I am grateful to my hon. Friend for that excellent intervention. Devolution necessarily means that there will be differences between the jurisdictions of the United Kingdom, but it should not mean that people in any one part of the UK should have a diminished set of rights. That is what we are dealing with in Northern Ireland.
I became utterly convinced of this case when I led a delegation of Labour MPs to Northern Ireland earlier this year to hear directly from the women of Northern Ireland about their experiences. One of the women who spoke to us has been mentioned several times in today’s debate. Sarah Ewart has become a great champion for the cause of reform in Northern Ireland, and her story is typical. At 19 weeks, she was diagnosed as having a foetus with anencephaly, a fatal neural tube defect. The baby was never going to live. She was unaware of the circumstances and went to her GP to ask for an abortion, only to be told that she could not have one. She ended up spending over £2,500 to come to England and undergo a not terribly satisfactory procedure, and being traumatised in the process. She is one of hundreds of women undertaking that journey, and one of thousands who have contemplated seeking, or have sought, medication on the internet to bring about an early termination. That cannot be right in 2018 in any part of the United Kingdom. It cannot be right that we endure circumstances in which the Victorian practice of backstreet abortions is growing in part of the United Kingdom. That should simply be unacceptable.

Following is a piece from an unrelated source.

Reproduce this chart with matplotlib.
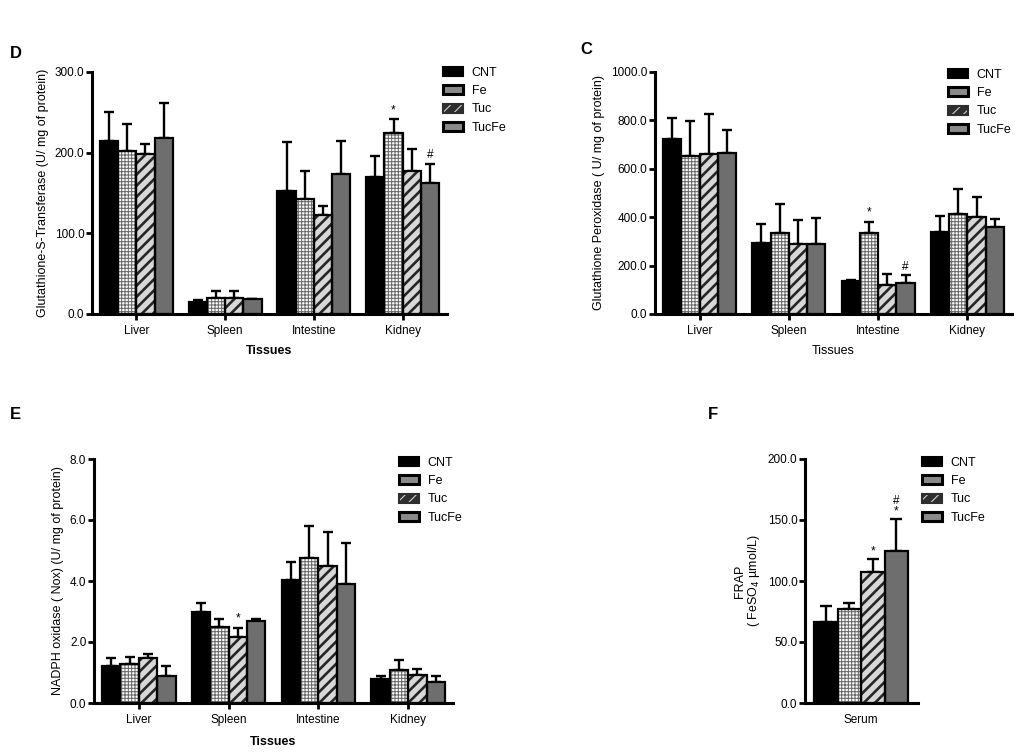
import matplotlib
matplotlib.use('Agg')
import matplotlib.pyplot as plt
from matplotlib.patches import Patch
from matplotlib.legend_handler import HandlerTuple
import numpy as np

plt.rcParams['font.family'] = ['Liberation Sans', 'DejaVu Sans']
plt.rcParams['hatch.linewidth'] = 0.8

tissues = ['Liver', 'Spleen', 'Intestine', 'Kidney']
groups = ['CNT', 'Fe', 'Tuc', 'TucFe']

# D - Glutathione-S-Transferase
gst_cnt = [214, 15, 153, 170]
gst_fe = [202, 20, 142, 224]
gst_tuc = [198, 20, 123, 177]
gst_tucfe = [218, 18, 173, 163]
gst_cnt_sd = [36, 2, 60, 26]
gst_fe_sd = [33, 8, 35, 18]
gst_tuc_sd = [13, 8, 11, 28]
gst_tucfe_sd = [44, 1, 42, 23]

# C - Glutathione Peroxidase
gpx_cnt = [724, 293, 138, 339]
gpx_fe = [654, 335, 335, 412]
gpx_tuc = [662, 289, 118, 402]
gpx_tucfe = [665, 289, 128, 358]
gpx_cnt_sd = [86, 79, 4, 67]
gpx_fe_sd = [143, 121, 47, 106]
gpx_tuc_sd = [164, 101, 47, 83]
gpx_tucfe_sd = [94, 106, 32, 36]

# E - NADPH oxidase
nox_cnt = [1.22, 2.99, 4.02, 0.80]
nox_fe = [1.29, 2.50, 4.77, 1.07]
nox_tuc = [1.49, 2.17, 4.49, 0.91]
nox_tucfe = [0.88, 2.68, 3.91, 0.68]
nox_cnt_sd = [0.27, 0.30, 0.59, 0.10]
nox_fe_sd = [0.22, 0.27, 1.04, 0.33]
nox_tuc_sd = [0.11, 0.30, 1.11, 0.21]
nox_tucfe_sd = [0.33, 0.09, 1.35, 0.22]

# F - FRAP (serum)
frap = [66, 77, 107, 125]
frap_sd = [13.5, 5, 11, 26]

# significance marks: (tissue index, group index, text)
gst_marks = [(3, 1, '*'), (3, 3, '#')]
gpx_marks = [(2, 1, '*'), (2, 3, '#')]
nox_marks = [(1, 2, '*')]
frap_marks = [(2, '*'), (3, '#\n*')]

styles = [
    dict(face='black', hatch=None, hcol='black', hlw=0.8),
    dict(face='white', hatch='+++++', hcol='#6a6a6a', hlw=0.75),
    dict(face='#d8d8d8', hatch='///', hcol='#262626', hlw=1.9),
    dict(face='#6e6e6e', hatch=None, hcol='#6e6e6e', hlw=0.8),
]
EDGE_LW = 1.6
TICK_FS = 8.5
LAB_FS = 9


def set_hlw(patches, lw):
    for p in patches:
        if hasattr(p, 'set_hatch_linewidth'):
            p.set_hatch_linewidth(lw)


def draw_bar(ax, x, h, w, st):
    with plt.rc_context({'hatch.linewidth': st['hlw']}):
        bars = ax.bar(x, h, w, color=st['face'], edgecolor=st['hcol'],
                      hatch=st['hatch'], linewidth=0, zorder=2)
    set_hlw(bars, st['hlw'])
    ax.bar(x, h, w, fill=False, edgecolor='black', linewidth=EDGE_LW, zorder=3)


def legend_handles():
    # small GraphPad-like legend swatches
    tuc = Patch(facecolor='#2e2e2e', edgecolor='#cfcfcf', hatch='///', linewidth=0)
    set_hlw([tuc], 1.0)
    return [
        (Patch(facecolor='black', edgecolor='black', linewidth=1.5),),
        (Patch(facecolor='#8a8a8a', edgecolor='black', linewidth=2.2),),
        (tuc, Patch(fill=False, edgecolor='#2e2e2e', linewidth=1.5)),
        (Patch(facecolor='#8a8a8a', edgecolor='black', linewidth=2.2),),
    ]


def style_axes(ax):
    for s in ['top', 'right']:
        ax.spines[s].set_visible(False)
    for s in ['left', 'bottom']:
        ax.spines[s].set_linewidth(2.2)
    ax.tick_params(axis='both', width=2, length=4, labelsize=TICK_FS, pad=1.5)
    ax.tick_params(axis='x', pad=4)


def tissue_panel(ax, series, sds, marks, ymax, ystep, ylabel, xlabel_bold, xlpad):
    x = np.arange(len(tissues))
    w = 0.205
    offs = (np.arange(4) - 1.5) * w
    for i in range(4):
        draw_bar(ax, x + offs[i], series[i], w, styles[i])
        ax.errorbar(x + offs[i], series[i],
                    yerr=[np.zeros(len(x)), sds[i]],
                    fmt='none', ecolor='black', elinewidth=1.7, capsize=3.5,
                    capthick=1.7, zorder=1)
    for ti, gi, txt in marks:
        top = series[gi][ti] + sds[gi][ti]
        ax.annotate(txt, (x[ti] + offs[gi], top), xytext=(0, 2),
                    textcoords='offset points', ha='center', va='bottom',
                    fontsize=8.5)
    ax.set_xlim(-0.5, 3.5)
    ax.set_ylim(0, ymax)
    ticks = np.arange(0, ymax + ystep / 2, ystep)
    ax.set_yticks(ticks)
    ax.set_yticklabels(['%.1f' % v for v in ticks])
    ax.set_xticks(x)
    ax.set_xticklabels(tissues)
    ax.set_ylabel(ylabel, fontsize=LAB_FS, labelpad=4)
    ax.set_xlabel('Tissues', fontsize=LAB_FS,
                  fontweight='bold' if xlabel_bold else 'normal', labelpad=xlpad)
    style_axes(ax)


fig = plt.figure(figsize=(10.24, 7.54), dpi=100)

W, H = 1024, 754


def axes_px(l, t, r, b):
    return fig.add_axes([l / W, 1 - b / H, (r - l) / W, (b - t) / H])


# D
axD = axes_px(92, 72, 447, 314)
tissue_panel(axD, [gst_cnt, gst_fe, gst_tuc, gst_tucfe],
             [gst_cnt_sd, gst_fe_sd, gst_tuc_sd, gst_tucfe_sd], gst_marks,
             300, 100, 'Glutathione-S-Transferase (U/ mg of protein)', True, 6)

# C
axC = axes_px(655, 72, 1012, 314)
tissue_panel(axC, [gpx_cnt, gpx_fe, gpx_tuc, gpx_tucfe],
             [gpx_cnt_sd, gpx_fe_sd, gpx_tuc_sd, gpx_tucfe_sd], gpx_marks,
             1000, 200, 'Glutathione Peroxidase ( U/ mg of protein)', False, 6)

# E
axE = axes_px(94, 459, 453, 703)
tissue_panel(axE, [nox_cnt, nox_fe, nox_tuc, nox_tucfe],
             [nox_cnt_sd, nox_fe_sd, nox_tuc_sd, nox_tucfe_sd], nox_marks,
             8, 2, 'NADPH oxidase ( Nox) (U/ mg of protein)', True, 7)

# F
axF = axes_px(805, 459, 918, 703)
xf = np.arange(4)
for i in range(4):
    draw_bar(axF, xf[i], frap[i], 1.0, styles[i])
axF.errorbar(xf, frap, yerr=[np.zeros(4), frap_sd], fmt='none', ecolor='black',
             elinewidth=1.7, capsize=4, capthick=1.7, zorder=1)
for gi, txt in frap_marks:
    axF.annotate(txt, (xf[gi], frap[gi] + frap_sd[gi]), xytext=(0, 1),
                 textcoords='offset points', ha='center', va='bottom',
                 fontsize=8.5, linespacing=0.85)
axF.set_xlim(-0.9, 3.93)
axF.set_ylim(0, 200)
fticks = np.arange(0, 201, 50)
axF.set_yticks(fticks)
axF.set_yticklabels(['%.1f' % v for v in fticks])
axF.set_xticks([1.5])
axF.set_xticklabels(['Serum'])
axF.set_ylabel('FRAP\n( FeSO$_4$ µmol/L)', fontsize=LAB_FS, labelpad=4,
               linespacing=1.0)
style_axes(axF)
axF.tick_params(axis='x', length=0, pad=8)

# legends
leg_pos = [(443, 67), (948, 69), (399, 457), (922, 457)]
for lx, ly in leg_pos:
    fig.legend(legend_handles(), groups, loc='upper left',
               bbox_to_anchor=(lx / W, 1 - ly / H), frameon=False,
               fontsize=9, handlelength=1.6, handleheight=0.72,
               handletextpad=0.7, labelspacing=0.5, borderpad=0,
               borderaxespad=0, handler_map={tuple: HandlerTuple(ndivide=1)})

# panel letters
for txt, px, py in [('D', 10, 53), ('C', 580, 50), ('E', 10, 414), ('F', 708, 414)]:
    fig.text(px / W, 1 - py / H, txt, fontsize=12, fontweight='bold',
             va='center', ha='left')

fig.savefig('out.png', dpi=100)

I want briefly to talk about the politics of this. Hon. Members from Northern Ireland have spoken with knowledge of their communities, but I do not think that we have heard a completely full account of where public opinion lies in Northern Ireland, or of the political situation there. One of the parties in Northern Ireland has changed its view recently—Sinn Féin has moved its position—and other political parties, notably the Ulster Unionist party, have previously stated that this would be a matter of conscience, were there to be a vote in the Northern Ireland Assembly. So it is not black and white that there is political opposition to this across the board in Northern Ireland. Nor is it right to say that there is public opposition, because some of the most recent polls have shown that up to 75% of people in Northern Ireland, of all faiths and none, believe that there should be decriminalisation there.